Edward Plunkett, Lord DUNSANY (1878-1957).

Tales of War. Boston: Little, Brown, & Co., 1918. Octavo. Original cloth (spine faded and bumped [see images]. Provenance: James B. Pond jr (bookplate). First edition, signed by the author on front free endpaper.

[with:]

Five Plays. Boston: Little, Brown, & Co., 1918. Octavo. Original cloth (spine bumped and slightly chipped at the head and foot [see images]. Provenance: James B. Pond jr (bookplate). Association copy, signed by the author on front free endpaper.

[and:]

Lord DUNSANY’s first tour of the US. - Beatrice, Lady DUNSANY (1880-1970). Two als, to ‘Mr. Pond’ [of the Pond Lecture Bureau, New York City], the first dated ‘July 1. [19]19’ from Dunstall Priory, 2pp., octavo, inviting Pond for lunch in the country “you could then discuss the question of the lectures with my husband & probably come to some arrangement”; the second dated ‘Nov. 9. [19]19’ from Hillside Farm, Wyoming, New York, 1p. of an octavo bi-folium, written during Dunsnay’s lecture tour, asking for $50 ‘as I think I shall want some more American money to get to Chicago &, as you know, we don’t want to change English money & lose on the exchange?’.

James B. ‘Bim’ Pond jr (1889- 1961) was a second generation tour manager In that he took over the business founded by his father – see the James B. Pond papers (1863 – c.1940s) in the Clement Library.

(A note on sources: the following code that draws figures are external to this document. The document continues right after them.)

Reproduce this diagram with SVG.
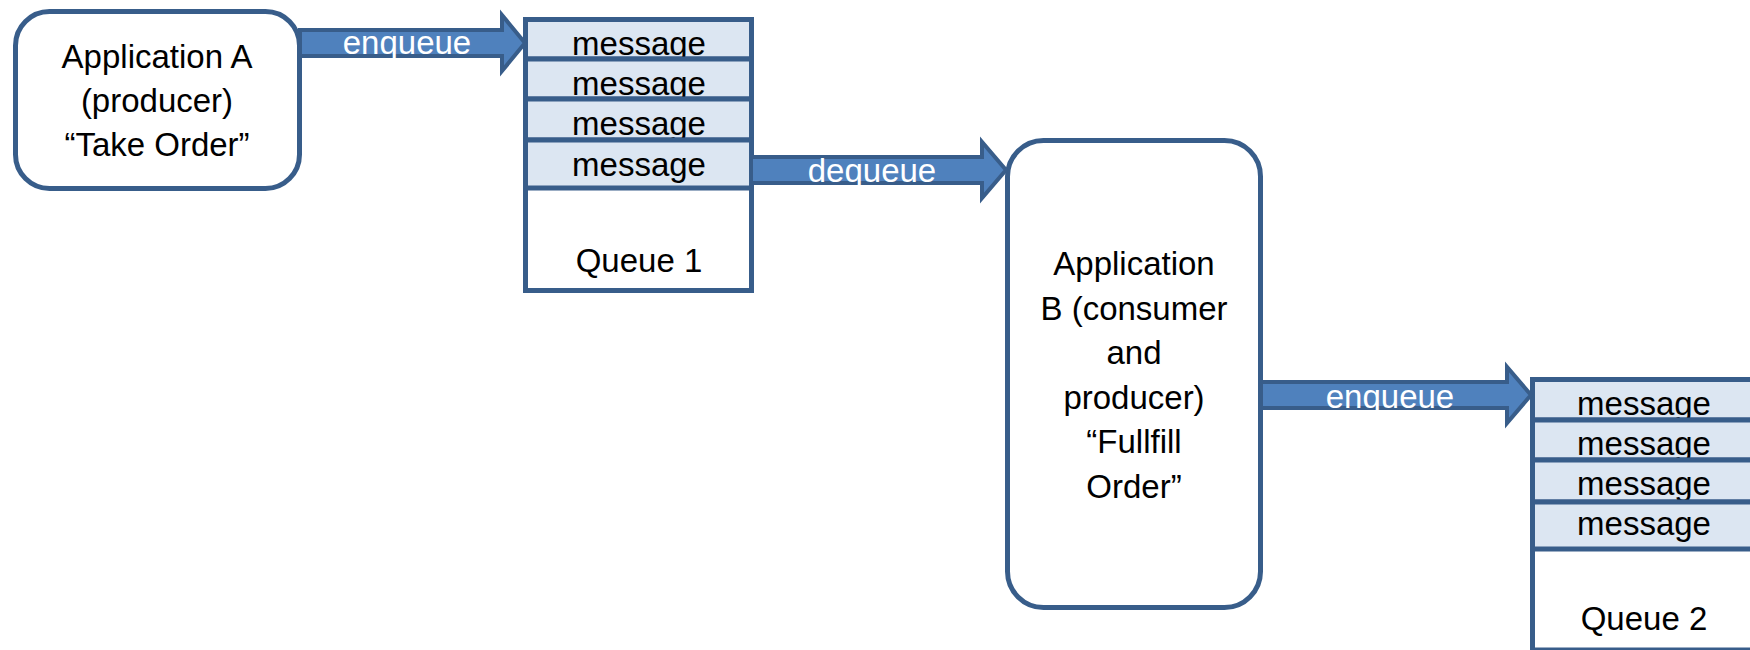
<svg xmlns="http://www.w3.org/2000/svg" width="1750" height="650" viewBox="0 0 1750 650">
  <style>
    .box { fill: #FFFFFF; stroke: #385D8A; stroke-width: 5; }
    .row { fill: #DCE6F2; stroke: #385D8A; stroke-width: 5; }
    .arrow { fill: #4F81BD; stroke: #385D8A; stroke-width: 4; stroke-linejoin: miter; }
    .t { font-family: "Liberation Sans", Arial, sans-serif; font-size: 33px; fill: #000000; text-anchor: middle; }
    .at { font-family: "Liberation Sans", Arial, sans-serif; font-size: 33px; fill: #FFFFFF; text-anchor: middle; }
  </style>
  <defs>
    <clipPath id="c1"><rect x="298" y="28" width="206" height="30"/></clipPath>
    <clipPath id="c2"><rect x="749" y="155" width="235" height="30"/></clipPath>
    <clipPath id="c3"><rect x="1259" y="380" width="250" height="30"/></clipPath>
  </defs>

  <g id="appA">
    <rect class="box" x="15.5" y="11.5" width="284" height="177" rx="34" ry="34"/>
    <text class="t" x="157" y="68">Application A</text>
    <text class="t" x="157" y="112">(producer)</text>
    <text class="t" x="157" y="156">“Take Order”</text>
  </g>

  <g id="queue1">
    <rect class="box" x="525.5" y="19.5" width="226" height="271"/>
    <rect class="row" x="525.5" y="19.5" width="226" height="39.5"/>
    <text class="t" x="639" y="55">message</text>
    <rect class="row" x="525.5" y="59" width="226" height="40"/>
    <text class="t" x="639" y="95">message</text>
    <rect class="row" x="525.5" y="99" width="226" height="41"/>
    <text class="t" x="639" y="135">message</text>
    <rect class="row" x="525.5" y="140" width="226" height="48"/>
    <text class="t" x="639" y="176">message</text>
    <text class="t" x="639" y="272">Queue 1</text>
  </g>

  <g id="appB">
    <rect class="box" x="1007.5" y="140.5" width="253" height="467" rx="36" ry="36"/>
    <text class="t" x="1134" y="275">Application</text>
    <text class="t" x="1134" y="319.6">B (consumer</text>
    <text class="t" x="1134" y="364.2">and</text>
    <text class="t" x="1134" y="408.8">producer)</text>
    <text class="t" x="1134" y="453.4">“Fullfill</text>
    <text class="t" x="1134" y="498">Order”</text>
  </g>

  <g id="queue2">
    <rect class="box" x="1532.5" y="379.5" width="228" height="270.5"/>
    <rect class="row" x="1532.5" y="379.5" width="228" height="40.5"/>
    <text class="t" x="1644" y="415">message</text>
    <rect class="row" x="1532.5" y="420" width="228" height="40"/>
    <text class="t" x="1644" y="455">message</text>
    <rect class="row" x="1532.5" y="460" width="228" height="42"/>
    <text class="t" x="1644" y="495">message</text>
    <rect class="row" x="1532.5" y="502" width="228" height="47"/>
    <text class="t" x="1644" y="535">message</text>
    <text class="t" x="1644" y="630">Queue 2</text>
  </g>

  <g id="connectors">
    <g id="enqueue1">
      <polygon class="arrow" points="300,30 502,30 502,15 525,43 502,71 502,56 300,56"/>
      <text class="at" x="407" y="54" clip-path="url(#c1)">enqueue</text>
    </g>
    <g id="dequeue">
      <polygon class="arrow" points="751,157 982,157 982,142 1006,170 982,198 982,183 751,183"/>
      <text class="at" x="872" y="182" clip-path="url(#c2)">dequeue</text>
    </g>
    <g id="enqueue2">
      <polygon class="arrow" points="1261,382 1507,382 1507,367 1531,395 1507,423 1507,408 1261,408"/>
      <text class="at" x="1390" y="408" clip-path="url(#c3)">enqueue</text>
    </g>
  </g>
</svg>
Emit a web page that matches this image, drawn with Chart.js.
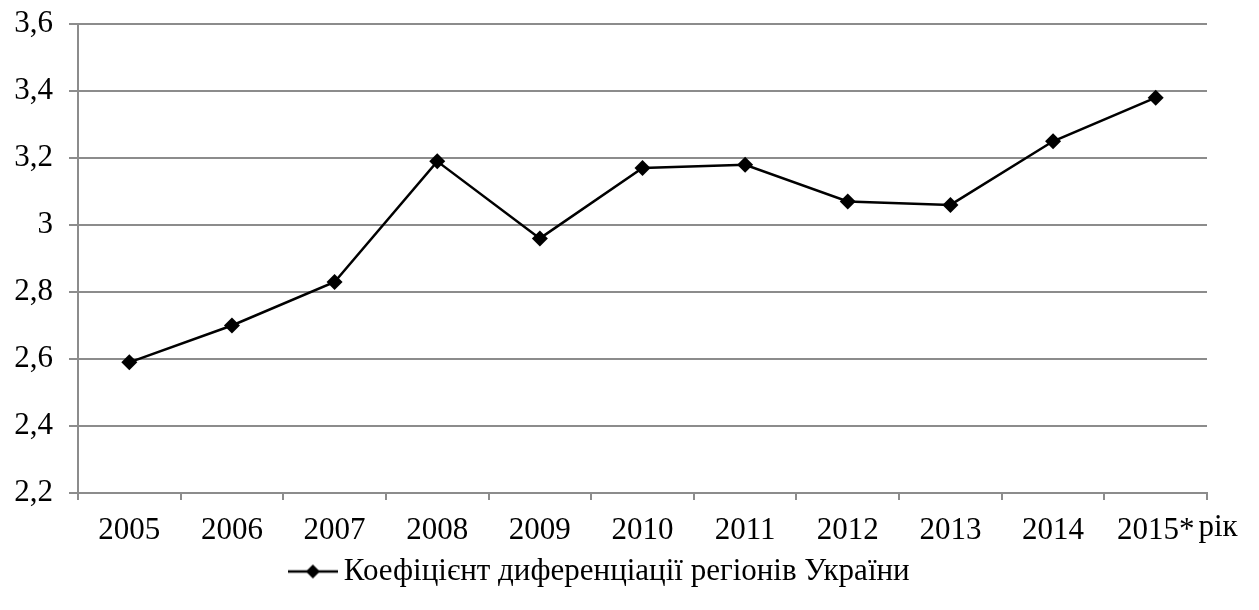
<!DOCTYPE html>
<html>
<head>
<meta charset="utf-8">
<script src="https://cdn.jsdelivr.net/npm/chart.js@4"></script>
<style>
  html, body { margin: 0; padding: 0; background: #fff; }
  #wrap { width: 1259px; height: 610px; position: relative; }
</style>
</head>
<body>
<div id="wrap"><canvas id="c" width="1259" height="610"></canvas></div>
<script>
const categories = ["2005", "2006", "2007", "2008", "2009", "2010", "2011", "2012", "2013", "2014", "2015*"];
const seriesValues = [2.59, 2.70, 2.83, 3.19, 2.96, 3.17, 3.18, 3.07, 3.06, 3.25, 3.38];
const seriesName = "Коефіцієнт диференціації регіонів України";
const yTickValues = [2.2, 2.4, 2.6, 2.8, 3.0, 3.2, 3.4, 3.6];
const xAxisUnit = "рік";

const FONT = "'Liberation Serif', 'Times New Roman', serif";
const FS = 31;
const GRID = "#8c8c8c";

// legend symbol: line with diamond
function legendSymbol() {
  const cv = document.createElement('canvas');
  cv.width = 50; cv.height = 18;
  const g = cv.getContext('2d');
  g.strokeStyle = '#000'; g.lineWidth = 2.5;
  g.beginPath(); g.moveTo(0, 9); g.lineTo(50, 9); g.stroke();
  g.fillStyle = '#000';
  g.beginPath(); g.moveTo(25, 2); g.lineTo(32, 9); g.lineTo(25, 16); g.lineTo(18, 9); g.closePath(); g.fill();
  return cv;
}

const unitLabel = {
  id: 'unitLabel',
  afterDraw(chart) {
    const xs = chart.scales.x;
    const ctx = chart.ctx;
    ctx.save();
    ctx.font = FS + "px " + FONT;
    ctx.fillStyle = '#000';
    ctx.textAlign = 'left';
    ctx.textBaseline = 'middle';
    const lastX = xs.getPixelForValue(categories.length - 1);
    const w = ctx.measureText(categories[categories.length - 1]).width;
    ctx.fillText(xAxisUnit, lastX + w / 2 + 4, 528);
    ctx.restore();
  }
};

new Chart(document.getElementById('c'), {
  type: 'line',
  data: {
    labels: categories,
    datasets: [{
      label: seriesName,
      data: seriesValues,
      borderColor: '#000',
      backgroundColor: '#000',
      borderWidth: 2.5,
      pointStyle: 'rectRot',
      pointRadius: 8,
      pointBorderWidth: 0,
      pointBackgroundColor: '#000',
      tension: 0
    }]
  },
  options: {
    responsive: false,
    animation: false,
    layout: { padding: { top: 24, left: 0, right: 52, bottom: 13 } },
    plugins: {
      tooltip: { enabled: false },
      legend: {
        position: 'bottom',
        labels: {
          font: { family: FONT, size: FS },
          color: '#000',
          usePointStyle: true,
          padding: 6,
          generateLabels(chart) {
            return [{ text: seriesName, pointStyle: legendSymbol(), fillStyle: '#000', strokeStyle: '#000', lineWidth: 0, hidden: false, datasetIndex: 0 }];
          }
        }
      }
    },
    scales: {
      x: {
        offset: true,
        grid: { display: true, offset: true, drawOnChartArea: false, drawTicks: true, tickLength: 7, color: GRID, lineWidth: 2 },
        border: { display: true, color: GRID, width: 2 },
        ticks: { font: { family: FONT, size: FS }, color: '#000', padding: 12, maxRotation: 0, autoSkip: false },
        afterFit(s) { s.height = 57; s.paddingLeft = 0; s.paddingRight = 0; }
      },
      y: {
        min: 2.2, max: 3.6,
        afterBuildTicks(s) { s.ticks = yTickValues.map(v => ({ value: v })); },
        grid: { color: GRID, lineWidth: 2, tickLength: 9, drawTicks: true },
        border: { display: true, color: GRID, width: 2 },
        ticks: {
          font: { family: FONT, size: FS }, color: '#000', padding: 16,
          callback: (v) => String(Number(Number(v).toFixed(1))).replace('.', ',')
        },
        afterFit(s) { s.width = 78; s.paddingTop = 0; s.paddingBottom = 0; }
      }
    }
  },
  plugins: [unitLabel]
});
</script>
</body>
</html>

Two signed books and 2 letters recalling the relationship between Lord Dunsany and his US promoter, and the arrangements for his 1919 tour. he tour was a sell-out success.

"It is hard now to convey just how popular Dunsany was in the decade centering around 1919-1920. Mencken considered it a coup to get his stories for THE SMART SET and to be the one to introduce him to the American public. New York theaters fought over the right to put on his newest play. Film studios in Germany, England, and America tried to negotiate contracts to make movies out of his plays or to have him write scripts for them. F. Scott Fitzgerald includes a scene in his first novel where his young hero goes through a 'Dunsany period' at college (immediately after his PORTRAIT OF DORIAN GRAY stage), when he and a friend take turns reading Dunsany's poetry back and forth to each other.  Ernest Hemingway took his tales along with him on a camping trip and read them aloud to his friends at night around the campfire; in typical laconic fashion, Hemingway contributes the briefest evaluation of Dunsany on records ("He's great").  James Thurber starred in a college production of A NIGHT AT AN INN which was apparently a great success. When J. B. Pond lured Dunsany over on a lecture tour from October 1919 through January 1920 he was feted and lionized, ranked with top authors of the day like Spanish novelist Blasco Ibanez (THE FOUR HORSEMEN OF THE APOCALYPSE) and recent Nobel Prize winner Maurice Maeterlinck (THE BLUE BIRD). Between engagements he spent his time socializing with the Maeterlincks and ex-President Roosevelt's family, and meeting Kahlil Gibran (THE PROPHET), Mencken, and, as he casually remarks on one occasion, "all the poets in America." Everywhere he was deluged by reporters, who wanted his opinions on every topic imaginable. His lectures were packed; they were so successful that Pond made plans for him to tour the West as well as the East. At a lecture in Boston he so impressed one writer in the audience, H. P. Lovecraft, that Lovecraft devoted the next seven years to writing imitation Dunsany. On all sides Dunsany was treated as one of the greatest living writers, by public and intelligentsia alike.